3. They’re focused on prevention, rather than response
Universities were funnelling resources and attention towards sexual assault prevention strategies – and being showered with praise for their campaigns. But panelists agreed they should be providing support for students who have already experienced sexual assault with more sexual assault counsellors and government oversight of universities’ handling sexual assault cases.
“One of the things that universities like to do are these kinds of quick fixes, like ‘We’ll give you a sticker, we’ll give you a button,’” explains Ade Kur. “I appreciate the healing space, I appreciate the “#WeBelieveSurvivors” sentiment – I love that, I think it’s fantastic. That does not replace actual action around sexual violence on campus.”
For example, in 2015, UofT employed just one sexual assault counsellor at a university that has almost 85,000 students spread across three campuses. UofT has announced it will soon open “support centres” across all three campuses. But very often, universities don’t make clear how and where a student should report sexual assault. This forces students to disclose their sexual assault to general administrators, registrars, and receptionists, “people with absolutely no training on how to handle or respond to sexual violence at all,” says Ade Kur.
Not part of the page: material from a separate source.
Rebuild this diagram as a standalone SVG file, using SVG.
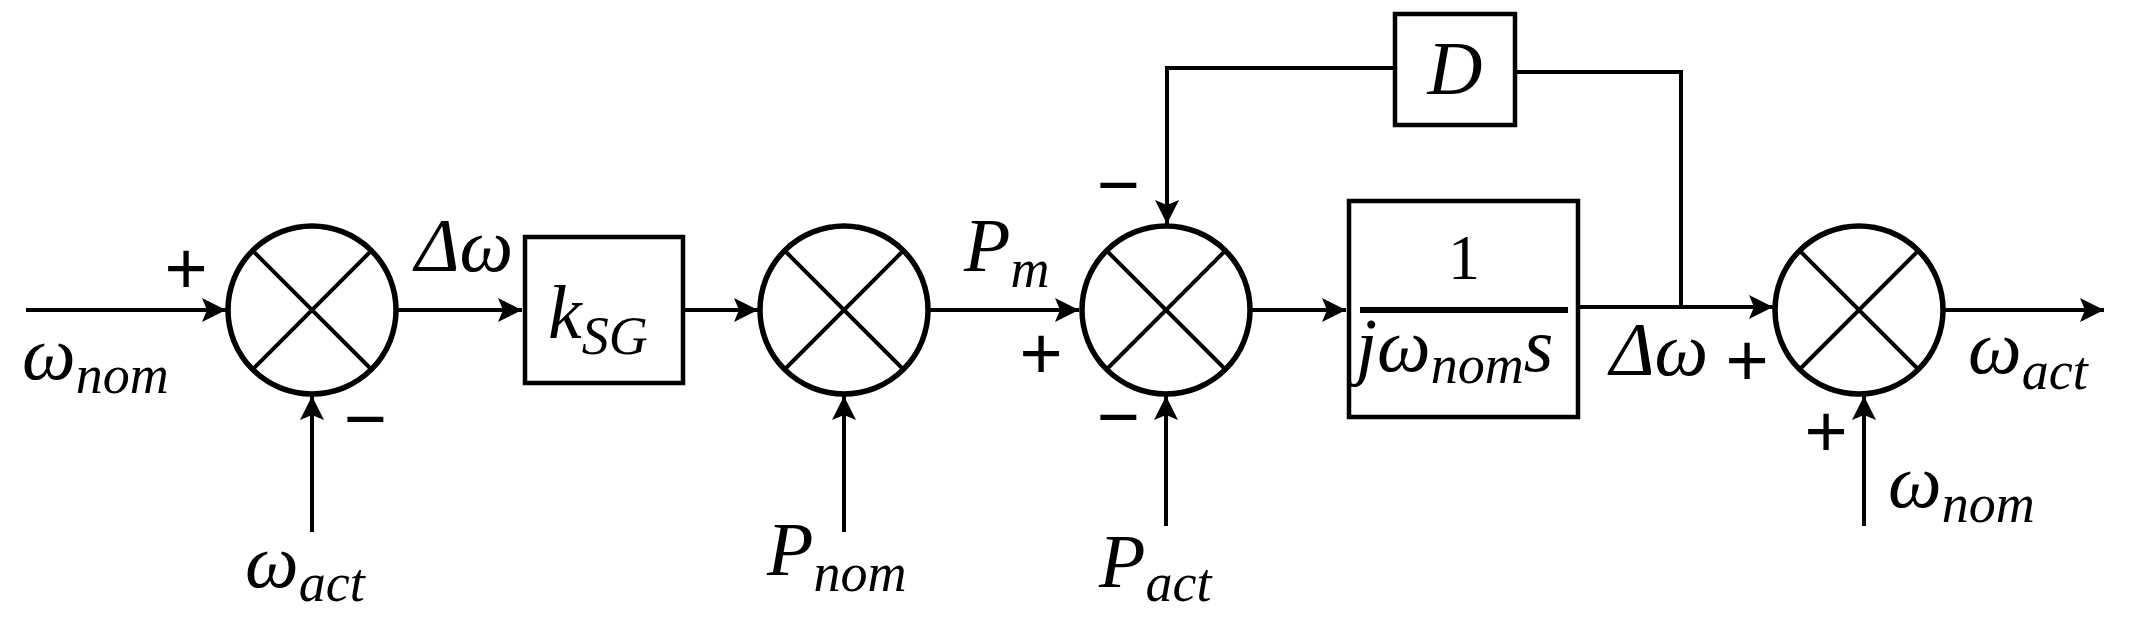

Provincial governments have begun legislating that universities institute sexual assault policies. In March, the Ontario government passed Bill 132, which requires university campuses to develop standalone sexual assault policies by January 2017. But survivors are calling for government oversight of the policies, saying that universities can’t be trusted to adhere to their own rules.
“Universities offer [sexual assault policies] as this kind of final solution to campus sexual violence, which they are not. Policies tend to be forgotten, or misapplied, and their application varies by different administrators,” Khosroshahy says. “Unless universities are committed to actually using those policies, we can’t really hope for much change.”